* **SET PROBLEM**: Every line below is to be copied exactly, with the pictures left out.
BEGIN STORED DATA
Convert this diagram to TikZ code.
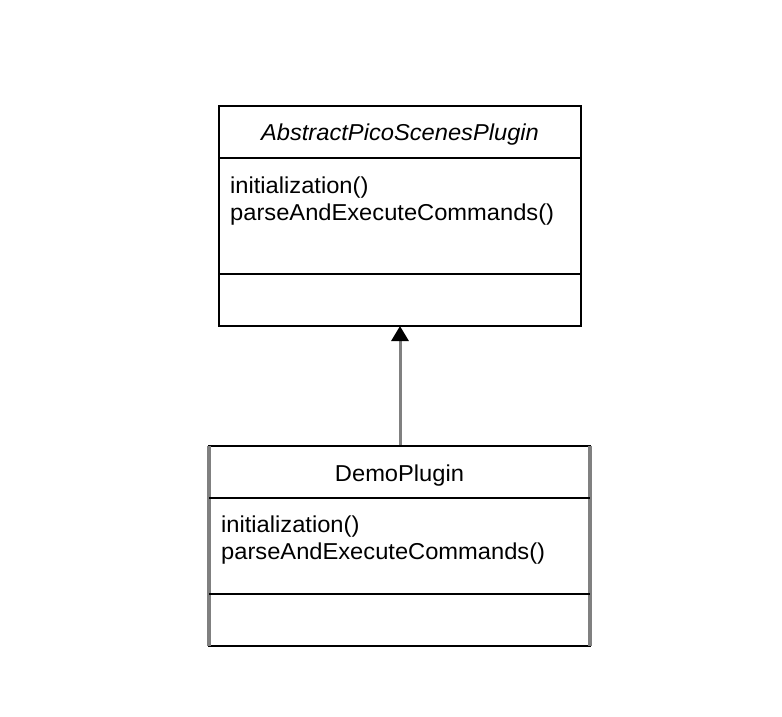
\documentclass[tikz,border=0pt]{standalone}
\usepackage{fontspec}
\setmainfont[FakeStretch=1.03]{Liberation Sans}
\usetikzlibrary{arrows.meta}
\tikzset{
  classbox/.style={draw=black, line width=2pt, fill=white, inner sep=0pt},
  sep/.style={draw=black, line width=2pt},
  graysides/.style={draw=black!50, line width=3.5pt},
  txt/.style={inner sep=0pt, font=\fontsize{23}{27}\selectfont},
  inherit/.style={draw=black!50, line width=3pt, -{Triangle[length=15pt,width=17pt,color=black,fill=black]}, shorten >=-1pt}
}
\begin{document}
\begin{tikzpicture}[x=1pt,y=-1pt]
\useasboundingbox (0,0) rectangle (782,716);
% top class
\node[classbox, minimum width=362pt, minimum height=220pt] (abs) at (400,216) {};
\coordinate (absT1) at (219,158);
\coordinate (absT2) at (581,158);
\coordinate (absB1) at (219,274);
\coordinate (absB2) at (581,274);
\draw[sep] (absT1) -- (absT2);
\draw[sep] (absB1) -- (absB2);
\node[txt, anchor=base] (absname) at (400,140) {\itshape AbstractPicoScenesPlugin};
\node[txt, anchor=base west] (absm1) at (230,193) {initialization()};
\node[txt, anchor=base west] (absm2) at (230,220) {parseAndExecuteCommands()};
% bottom class
\node[classbox, minimum width=381pt, minimum height=200pt] (demo) at (399.5,546) {};
\coordinate (dTL) at (209,446);
\coordinate (dBL) at (209,646);
\coordinate (dTR) at (590,446);
\coordinate (dBR) at (590,646);
\draw[graysides] (dTL) -- (dBL);
\draw[graysides] (dTR) -- (dBR);
\coordinate (dS1a) at (209,498);
\coordinate (dS1b) at (590,498);
\coordinate (dS2a) at (209,594);
\coordinate (dS2b) at (590,594);
\draw[sep] (dS1a) -- (dS1b);
\draw[sep] (dS2a) -- (dS2b);
\node[txt, anchor=base] (demoname) at (399.5,481) {DemoPlugin};
\node[txt, anchor=base west] (demom1) at (221,532) {initialization()};
\node[txt, anchor=base west] (demom2) at (221,559) {parseAndExecuteCommands()};
% inheritance arrow
\draw[inherit] (demo.north -| abs.south) -- (abs.south);
\end{tikzpicture}
\end{document}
END STORED DATA
* **RESPONSE TO THE EXERCISE**:
Convert this diagram to TikZ code.
\documentclass[tikz,border=0pt]{standalone}
\usepackage{fontspec}
\setmainfont[FakeStretch=1.03]{Liberation Sans}
\usetikzlibrary{arrows.meta}
\tikzset{
  classbox/.style={draw=black, line width=2pt, fill=white, inner sep=0pt},
  sep/.style={draw=black, line width=2pt},
  graysides/.style={draw=black!50, line width=3.5pt},
  txt/.style={inner sep=0pt, font=\fontsize{23}{27}\selectfont},
  inherit/.style={draw=black!50, line width=3pt, -{Triangle[length=15pt,width=17pt,color=black,fill=black]}, shorten >=-1pt}
}
\begin{document}
\begin{tikzpicture}[x=1pt,y=-1pt]
\useasboundingbox (0,0) rectangle (782,716);
% top class
\node[classbox, minimum width=362pt, minimum height=220pt] (abs) at (400,216) {};
\coordinate (absT1) at (219,158);
\coordinate (absT2) at (581,158);
\coordinate (absB1) at (219,274);
\coordinate (absB2) at (581,274);
\draw[sep] (absT1) -- (absT2);
\draw[sep] (absB1) -- (absB2);
\node[txt, anchor=base] (absname) at (400,140) {\itshape AbstractPicoScenesPlugin};
\node[txt, anchor=base west] (absm1) at (230,193) {initialization()};
\node[txt, anchor=base west] (absm2) at (230,220) {parseAndExecuteCommands()};
% bottom class
\node[classbox, minimum width=381pt, minimum height=200pt] (demo) at (399.5,546) {};
\coordinate (dTL) at (209,446);
\coordinate (dBL) at (209,646);
\coordinate (dTR) at (590,446);
\coordinate (dBR) at (590,646);
\draw[graysides] (dTL) -- (dBL);
\draw[graysides] (dTR) -- (dBR);
\coordinate (dS1a) at (209,498);
\coordinate (dS1b) at (590,498);
\coordinate (dS2a) at (209,594);
\coordinate (dS2b) at (590,594);
\draw[sep] (dS1a) -- (dS1b);
\draw[sep] (dS2a) -- (dS2b);
\node[txt, anchor=base] (demoname) at (399.5,481) {DemoPlugin};
\node[txt, anchor=base west] (demom1) at (221,532) {initialization()};
\node[txt, anchor=base west] (demom2) at (221,559) {parseAndExecuteCommands()};
% inheritance arrow
\draw[inherit] (demo.north -| abs.south) -- (abs.south);
\end{tikzpicture}
\end{document}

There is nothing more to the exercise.